Контрреволюционная организация создала крупные филиалы в городах: Новосибирске, Томске, Бийске и Нарыме, куда вошли белое офицерство и кадетско-монархические элементы из числа бывших людей и реакционной части профессуры и научных работников…
Вот в это «число бывших людей и реакционную профессуру» и попали сосланные в Томск мой отец, Михаил Петровский, супруги Пригоровские, весь наш маленький томский круг. Папу арестовали последним – 27 октября. Через три дня, 1 ноября, его уже допрашивали в НКВД: нелепейшие вопросы и не менее дикие ответы. Подпись его неразборчива. Надеюсь, что поддельная и показания не выбивали…
25 октября 1937 года был расстрелян проходивший с ними по одному делу поэт Николай Клюев.
В феврале 1934 года Клюев был арестован за стихи, обвинен в «составлении и распространении контрреволюционных литературных произведений» – таковыми, по-видимому, считались его поэма «Погорельщина» и цикл «Разруха», подшитые к делу, – и выслан в Нарымский край, в Колпашево.
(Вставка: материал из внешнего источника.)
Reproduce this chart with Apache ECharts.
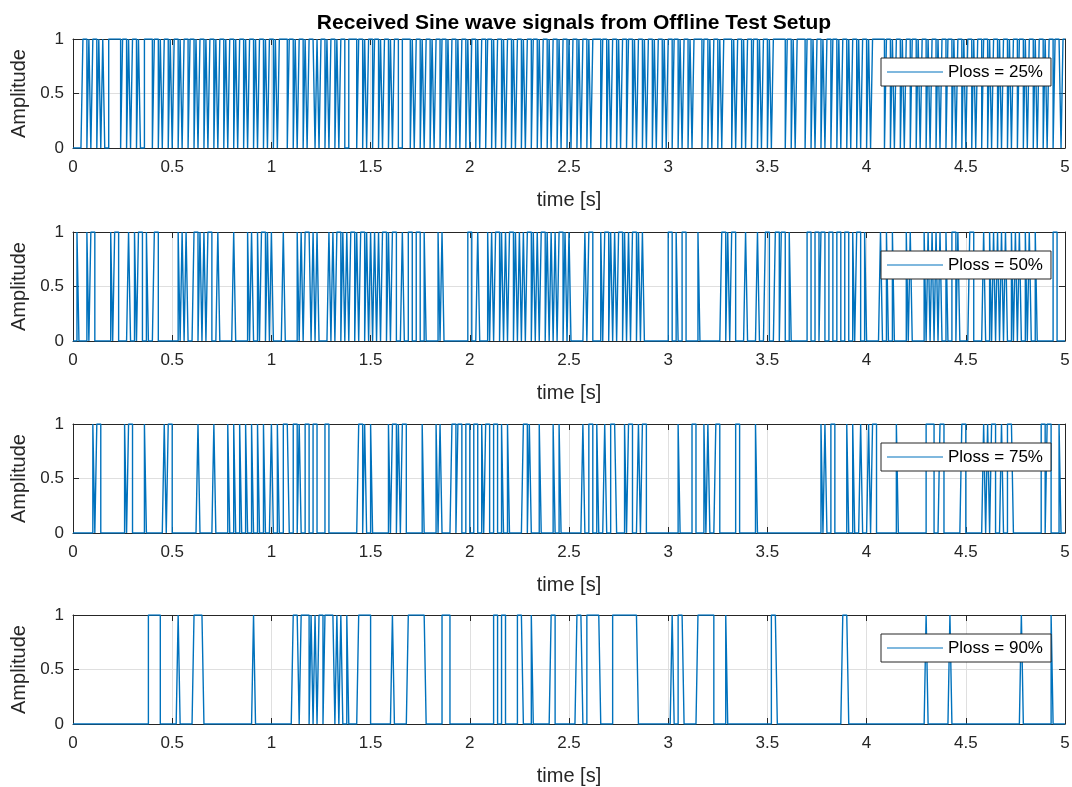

За него, как и за папу, просили певица Надежда Обухова, поэт Сергей Клычков, Максим Горький. Так осенью тридцать четвертого Клюев оказался в Томске. Там автор «Погорельщины» жил в переулке с символическим названием – переулок Красного Пожарника. Не знаю, были ли они знакомы с папой, из людей, близких Клюеву, папа знал только Есенина, но в Томске они жили недалеко друг от друга – по разным берегам реки Ушайки; там, у моста, до самого своего ареста голодающий Клюев просил милостыню.